- By Vivien Williams
Mayo Clinic Minute: Hysterectomy options
Hysterectomy, or the surgical remove of a woman's uterus, is a common gynecologic operation in the U.S. Dr. Megan Wasson, a Mayo Clinic medical and surgical gynecologist, says before a woman heads to the operating room, she should be aware of the various surgical and nonsurgical options available.
Journalists: Broadcast-quality video pkg (1:00) is in the downloads. Read the script.
Every year, approximately 600,000 women have hysterectomies, or surgery to remove their uterus.
Dr. Wasson says, “There are two main types of hysterectomies. There is a total hysterectomy where the entire uterus is removed. And there’s a subtotal hysterectomy, where the uterus is removed, but the cervix remains in place.”
Common reasons for a hysterectomy include fibroids, which can cause heavy bleeding; endometriosis; uterine prolapse; and cancer. She encourages all women considering hysterectomy to ask three questions: …
Ask if there are medications or other procedures, such as focused ultrasound and uterine artery embolization which can help you avoid a full hysterectomy. Second: …
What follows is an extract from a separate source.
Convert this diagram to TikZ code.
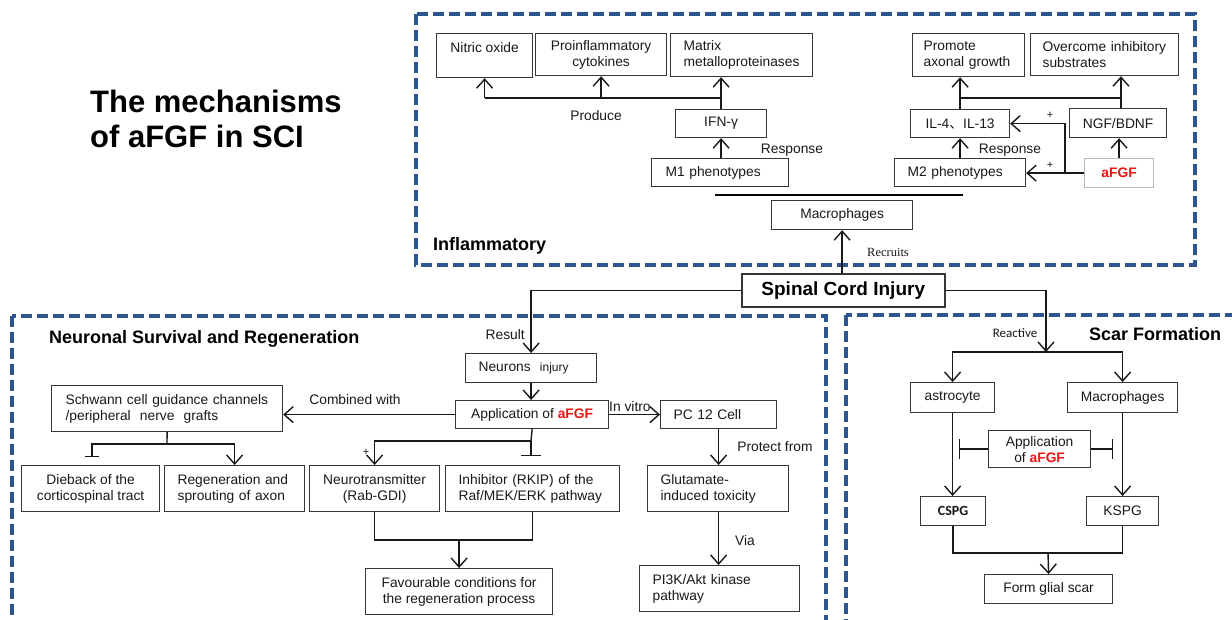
\documentclass[tikz,border=0pt]{standalone}
\usepackage{fontspec}
\setmainfont{Liberation Sans}
\newfontfamily\serifrm{Liberation Serif}
\newfontfamily\carlito{Carlito}
\newfontfamily\cjk{Noto Sans CJK SC}
\usetikzlibrary{arrows.meta}
\hyphenpenalty=10000
\exhyphenpenalty=10000
\definecolor{dashblue}{RGB}{45,85,142}
\definecolor{bord}{RGB}{55,55,55}
\definecolor{txt}{RGB}{25,25,25}
\definecolor{afred}{RGB}{240,20,20}
\definecolor{lightbord}{RGB}{185,185,185}
\newcommand{\fsz}{\fontsize{13.8}{16}\selectfont}
\newcommand{\af}{{\bfseries\color{afred}aFGF}}
\begin{document}
\begin{tikzpicture}[x=1pt,y=-1pt,
  bx/.style={draw=bord, line width=1.2pt, inner sep=0pt, anchor=north west, font=\fsz, text=txt, align=center},
  lbx/.style={bx, align=left},
  arr/.style={draw=txt, line width=1.4pt, -{Straight Barb[length=9pt,width=16pt]}},
  ln/.style={draw=txt, line width=1.4pt},
  inh/.style={draw=txt, line width=1.4pt, -{Bar[width=#1]}},
  lbl/.style={font=\fsz, text=txt, inner sep=0pt},
  plus/.style={font=\fontsize{11}{12}\selectfont, text=txt, inner sep=0pt},
  sect/.style={font=\fontsize{18}{20}\selectfont\bfseries, text=black, inner sep=0pt, anchor=west},
  dashbox/.style={draw=dashblue, line width=3.2pt, dash pattern=on 11pt off 5pt}
]
\clip (0,0) rectangle (1232,619);
\fill[white] (0,0) rectangle (1232,619);

% dashed section frames
\draw[dashbox] (416,14) rectangle (1195,265);
\draw[dashbox] (12,316) rectangle (826,640);
\draw[dashbox] (846,315) rectangle (1260,640);

% title
\node[font=\fontsize{31}{36}\selectfont\bfseries, anchor=base west, inner sep=0pt] (title1) at (90,112) {The mechanisms};
\node[font=\fontsize{31}{36}\selectfont\bfseries, anchor=base west, inner sep=0pt] (title2) at (90,147) {of aFGF in SCI};

% section titles
\node[sect] (tinf) at (433,246) {Inflammatory};
\node[sect] (tneu) at (49,339) {Neuronal Survival and Regeneration};
\node[sect] (tscar) at (1089,334) {Scar Formation};

% ---------------- Inflammatory ----------------
\node[bx, minimum width=96, minimum height=44] (nitric) at (436,33) {Nitric oxide\\\mbox{}};
\node[bx, minimum width=131, minimum height=42] (proinf) at (535,33) {Proinflammatory\\cytokines};
\node[lbx, minimum width=142, minimum height=43, inner xsep=13, text width=116] (matrix) at (670,33) {Matrix\\metalloproteinases};
\node[bx, minimum width=91, minimum height=28] (ifn) at (675,109) {IFN-γ};
\node[lbx, minimum width=137, minimum height=28, inner xsep=14, text width=109] (m1) at (651,158) {M1 phenotypes};
\node[bx, minimum width=141, minimum height=29] (mac1) at (771,200) {Macrophages};
\node[lbx, minimum width=112, minimum height=43, inner xsep=11, text width=90] (promote) at (912,33) {Promote\\axonal growth};
\node[lbx, minimum width=148, minimum height=42, inner xsep=12, text width=124] (overcome) at (1030,33) {Overcome inhibitory\\substrates};
\node[bx, minimum width=99, minimum height=28] (il) at (910,109) {IL-4{\cjk 、}IL-13};
\node[bx, minimum width=97, minimum height=29] (ngf) at (1069,108) {NGF/BDNF};
\node[lbx, minimum width=131, minimum height=28, inner xsep=13, text width=105] (m2) at (894,158) {M2 phenotypes};
\node[bx, draw=lightbord, minimum width=69, minimum height=29] (afgf1) at (1084,158) {\af};

\coordinate (jp) at (720,98);
\draw[ln] (ifn.north) -- (ifn.north|-jp) -- (nitric.south|-jp);
\draw[arr] (ifn.north|-jp) -- (ifn.north|-matrix.south);
\draw[arr] (nitric.south|-jp) -- (nitric.south);
\draw[arr] (proinf.south|-jp) -- (proinf.south);
\node[lbl] (produce) at (596,116) {Produce};
\draw[arr] (ifn.south|-m1.north) -- (ifn.south);
\node[lbl] (resp1) at (792,150) {Response};
\coordinate (bl) at (715,195);
\coordinate (br) at (963,195);
\draw[draw=black, line width=2.4pt] (bl) -- (br);

\coordinate (jr) at (1121,98);
\draw[ln] (il.north) -- (il.north|-jr) -- (jr);
\draw[arr] (il.north|-jr) -- (il.north|-promote.south);
\draw[arr] (jr|-ngf.north) -- (jr|-overcome.south);
\draw[arr] (il.south|-m2.north) -- (il.south);
\node[lbl] (resp2) at (1010,150) {Response};
\coordinate (ja) at (1065,172.5);
\draw[arr] (afgf1.west) -- (afgf1.west-|m2.east);
\draw[arr] (ja) -- (ja|-il.east) -- (il.east);
\node[plus] (p1) at (1050,115) {+};
\node[plus] (p2) at (1050,165) {+};
\draw[arr] (afgf1.north) -- (afgf1.north|-ngf.south);

% ---------------- Spinal cord injury ----------------
\node[bx, minimum width=203, minimum height=33, line width=1.5pt, font=\fontsize{19}{22}\selectfont\bfseries, text=black] (sci) at (741,273) {Spinal Cord Injury};
\draw[arr] (mac1.south|-sci.north) -- (mac1.south);
\node[font=\serifrm\fontsize{12.5}{14}\selectfont, text=txt, inner sep=0pt] (recruits) at (888,252) {Recruits};

% ---------------- Neuronal ----------------
\node[lbx, minimum width=131, minimum height=29, inner xsep=13, text width=105] (neurons) at (465,353) {Neurons\ \ {\fontsize{12}{14}\selectfont injury}};
\node[bx, minimum width=153, minimum height=28] (app1) at (455,400) {Application of \af};
\node[lbx, minimum width=231, minimum height=46, inner xsep=14, text width=203] (schwann) at (51,385) {Schwann cell guidance channels\\/peripheral\ \ nerve\ \ grafts};
\node[bx, minimum width=138, minimum height=46] (dieback) at (21,465) {Dieback of the\\corticospinal tract};
\node[lbx, minimum width=140, minimum height=46, inner xsep=13, text width=114] (regen) at (164,465) {Regeneration and\\sprouting of axon};
\node[bx, minimum width=130, minimum height=46] (neuro) at (309,465) {Neurotransmitter\\(Rab-GDI)};
\node[lbx, minimum width=174, minimum height=46, inner xsep=13, text width=148] (inhib) at (445,465) {Inhibitor (RKIP) of the\\Raf/MEK/ERK pathway};
\node[bx, minimum width=187, minimum height=46] (favour) at (365,568) {Favourable conditions for\\the regeneration process};
\node[lbx, minimum width=116, minimum height=28, inner xsep=13, text width=90] (pc12) at (660,400) {PC 12 Cell};
\node[lbx, minimum width=141, minimum height=46, inner xsep=13, text width=115] (glut) at (647,465) {Glutamate-\\induced toxicity};
\node[lbx, minimum width=160, minimum height=46, inner xsep=13, text width=134] (pi3k) at (639,565) {PI3K/Akt kinase\\pathway};

\draw[arr] (sci.west) -| (neurons.north);
\node[lbl, anchor=east] (result) at (525,335) {Result};
\draw[arr] (neurons.south) -- (neurons.south|-app1.north);
\draw[arr] (app1.west) -- (app1.west-|schwann.east);
\node[lbl] (comb) at (355,400) {Combined with};
\draw[arr] (app1.east) -- (pc12.west);
\node[lbl, anchor=west] (invitro) at (609,407) {In vitro};

\coordinate (jsw) at (167,444);
\coordinate (db) at (92,457);
\draw[ln] (schwann.south) -- (jsw);
\draw[arr] (jsw) -| (regen.north);
\draw[inh=14pt] (jsw) -| (db);

\coordinate (ja1) at (531,441);
\coordinate (ib) at (531,456);
\draw[ln] (app1.south) -- (ja1);
\draw[arr] (ja1) -| (neuro.north);
\draw[inh=20pt] (ja1) -- (ib);
\node[plus] (p3) at (366,452) {+};

\coordinate (jf) at (458,540);
\draw[ln] (neuro.south) |- (jf) -| (inhib.south);
\draw[arr] (favour.north|-jf) -- (favour.north);

\draw[arr] (pc12.south) -- (pc12.south|-glut.north);
\node[lbl] (protect) at (775,447) {Protect from};
\draw[arr] (pc12.south|-glut.south) -- (pc12.south|-pi3k.north);
\node[lbl] (via) at (745,541) {Via};

% ---------------- Scar formation ----------------
\node[bx, minimum width=84, minimum height=30] (astro) at (910,382) {astrocyte};
\node[bx, minimum width=110, minimum height=30] (mac2) at (1067,382) {Macrophages};
\node[bx, minimum width=102, minimum height=37] (app2) at (988,430) {Application\\of \af};
\node[bx, minimum width=65, minimum height=29, font=\carlito\fontsize{14}{16}\selectfont\bfseries] (cspg) at (920,496) {CSPG};
\node[bx, minimum width=72, minimum height=29] (kspg) at (1086,496) {KSPG};
\node[bx, minimum width=128, minimum height=29] (glial) at (984,574) {Form glial scar};

\coordinate (js) at (1046,352);
\draw[arr] (sci.east) -| (js);
\node[font=\carlito\fontsize{13}{15}\selectfont, text=txt, inner sep=0pt] (reactive) at (1015,333) {Reactive};
\draw[arr] (js) -| (astro.north);
\draw[arr] (js) -| (mac2.north);
\draw[arr] (astro.south) -- (astro.south|-cspg.north);
\draw[arr] (mac2.south) -- (mac2.south|-kspg.north);
\draw[inh=20pt] (app2.west) -- ++(-29,0);
\draw[inh=20pt] (app2.east) -- ++(22,0);
\coordinate (jg) at (1048,553);
\draw[ln] (cspg.south) |- (jg) -| (kspg.south);
\draw[arr] (jg) -- (glial.north);
\end{tikzpicture}
\end{document}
“… She also needs to ask what approach is going to be best for her hysterectomy, whether that’s a vaginal approach, abdominal approach, laparoscopic. And, then, No. 3: She needs to ask what the benefit or risk would be of removing her ovaries at the time of her hysterectomy.”
Dr. Wasson says a discussion with your health care provider is essential when considering a hysterectomy.